■ **Aim of the exercise**
Return the lines below exactly, from the first line to the line that contains "(307,477) -- cycle;". Leave out pictures.

** start **

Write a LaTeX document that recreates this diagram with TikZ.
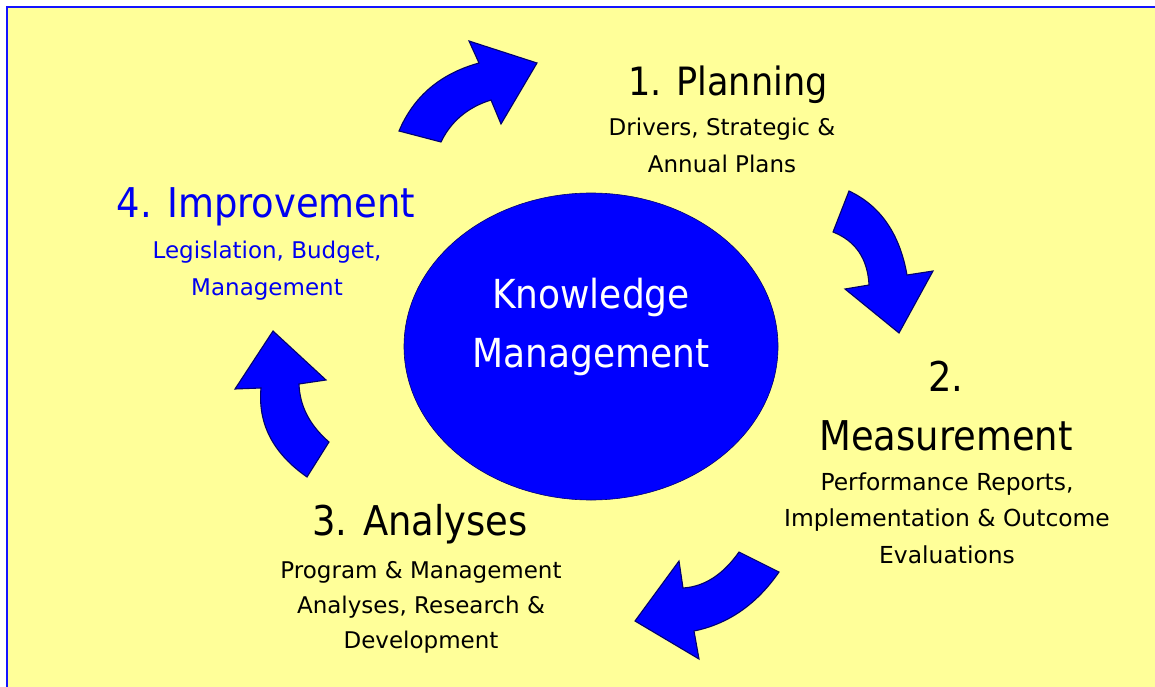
\documentclass[tikz,border=0pt]{standalone}
\usepackage{fontspec}
\usetikzlibrary{shapes.geometric}
\setmainfont{DejaVu Sans}
\newfontfamily\condfont{DejaVu Sans Condensed}
\definecolor{paper}{HTML}{FFFF99}
\definecolor{cycleblue}{HTML}{0000FF}
\definecolor{rimblue}{HTML}{000070}
\definecolor{frameblue}{HTML}{1414FF}
\definecolor{improveblue}{HTML}{0000F0}
\tikzset{
  stagetitle/.style={font=\condfont\fontsize{41}{59}\selectfont, align=center, anchor=base, inner sep=0pt},
  stagenote/.style={font=\fontsize{23}{36}\selectfont, align=center, anchor=base, inner sep=0pt},
  bigarrow/.style={fill=cycleblue, draw=rimblue, line width=1.1pt, line join=miter},
}
\begin{document}
\begin{tikzpicture}[x=1pt,y=-1pt]
\useasboundingbox (0,0) rectangle (1155,687);
% page frame
\draw[frameblue, line width=2.4pt, fill=paper] (7,7) rectangle (1175,705);

% central hub
\node[ellipse, fill=cycleblue, draw=rimblue, line width=0.6pt, minimum width=374pt, minimum height=307pt, inner sep=0pt] (core) at (591,346.5) {};
% (base anchor of a multi-line node sits on its last line)
\node[stagetitle, font=\condfont\fontsize{40}{59}\selectfont, text=white] (coretext) at (591,367) {Knowledge\\Management};

% cycle arrows, clockwise round the hub
\draw[bigarrow] (399,131) -- (441,142)
  .. controls (451,121.3) and (467.7,107.3) .. (491,100)
  -- (501,124) -- (537,63) -- (469,41) -- (479,63)
  .. controls (440.3,73.7) and (413.7,96.3) .. (399,131) -- cycle;
\draw[bigarrow] (849,191)
  .. controls (880.3,205.7) and (899.7,233.7) .. (907,275)
  -- (933,271) -- (899,333) -- (845,289) -- (869,285)
  .. controls (867.7,258.7) and (855.7,241) .. (833,232) -- cycle;
\draw[bigarrow] (739,552) -- (779,572)
  .. controls (756.7,604.3) and (728.3,624) .. (694,631)
  -- (699,659) -- (635,621) -- (679,561) -- (683,588)
  .. controls (704.3,586.7) and (723,574.7) .. (739,552) -- cycle;
\draw[bigarrow] (307,477) -- (329,442)
  .. controls (309.7,425.3) and (299.7,406) .. (299,384)
  -- (326,380) -- (273,331) -- (235,389) -- (261,388)
  .. controls (257.7,423.7) and (273,453.3) .. (307,477) -- cycle;

% stage 1
\node[stagetitle, font=\condfont\fontsize{39}{59}\selectfont] (plan) at (728,96) {1. Planning};
\node[stagenote] (plannote) at (722,172) {Drivers, Strategic \&\\Annual Plans};

% stage 2
\node[stagetitle] (measure) at (946,450) {2.\\Measurement};
\node[stagenote, font=\fontsize{23.4}{36.5}\selectfont] (measurenote) at (947,563) {Performance Reports,\\Implementation \& Outcome\\Evaluations};

% stage 3
\node[stagetitle] (analyse) at (420,535) {3. Analyses};
\node[stagenote, font=\fontsize{23}{35}\selectfont] (analysenote) at (421,648) {Program \& Management\\Analyses, Research \&\\Development};

% stage 4
\node[stagetitle, text=improveblue] (improve) at (266,217) {4. Improvement};
\node[stagenote, text=improveblue, font=\fontsize{23}{37}\selectfont] (improvenote) at (267,295) {Legislation, Budget,\\Management};
\end{tikzpicture}
\end{document}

** end **

■ **Worked solution**
Write a LaTeX document that recreates this diagram with TikZ.
\documentclass[tikz,border=0pt]{standalone}
\usepackage{fontspec}
\usetikzlibrary{shapes.geometric}
\setmainfont{DejaVu Sans}
\newfontfamily\condfont{DejaVu Sans Condensed}
\definecolor{paper}{HTML}{FFFF99}
\definecolor{cycleblue}{HTML}{0000FF}
\definecolor{rimblue}{HTML}{000070}
\definecolor{frameblue}{HTML}{1414FF}
\definecolor{improveblue}{HTML}{0000F0}
\tikzset{
  stagetitle/.style={font=\condfont\fontsize{41}{59}\selectfont, align=center, anchor=base, inner sep=0pt},
  stagenote/.style={font=\fontsize{23}{36}\selectfont, align=center, anchor=base, inner sep=0pt},
  bigarrow/.style={fill=cycleblue, draw=rimblue, line width=1.1pt, line join=miter},
}
\begin{document}
\begin{tikzpicture}[x=1pt,y=-1pt]
\useasboundingbox (0,0) rectangle (1155,687);
% page frame
\draw[frameblue, line width=2.4pt, fill=paper] (7,7) rectangle (1175,705);

% central hub
\node[ellipse, fill=cycleblue, draw=rimblue, line width=0.6pt, minimum width=374pt, minimum height=307pt, inner sep=0pt] (core) at (591,346.5) {};
% (base anchor of a multi-line node sits on its last line)
\node[stagetitle, font=\condfont\fontsize{40}{59}\selectfont, text=white] (coretext) at (591,367) {Knowledge\\Management};

% cycle arrows, clockwise round the hub
\draw[bigarrow] (399,131) -- (441,142)
  .. controls (451,121.3) and (467.7,107.3) .. (491,100)
  -- (501,124) -- (537,63) -- (469,41) -- (479,63)
  .. controls (440.3,73.7) and (413.7,96.3) .. (399,131) -- cycle;
\draw[bigarrow] (849,191)
  .. controls (880.3,205.7) and (899.7,233.7) .. (907,275)
  -- (933,271) -- (899,333) -- (845,289) -- (869,285)
  .. controls (867.7,258.7) and (855.7,241) .. (833,232) -- cycle;
\draw[bigarrow] (739,552) -- (779,572)
  .. controls (756.7,604.3) and (728.3,624) .. (694,631)
  -- (699,659) -- (635,621) -- (679,561) -- (683,588)
  .. controls (704.3,586.7) and (723,574.7) .. (739,552) -- cycle;
\draw[bigarrow] (307,477) -- (329,442)
  .. controls (309.7,425.3) and (299.7,406) .. (299,384)
  -- (326,380) -- (273,331) -- (235,389) -- (261,388)
  .. controls (257.7,423.7) and (273,453.3) .. (307,477) -- cycle;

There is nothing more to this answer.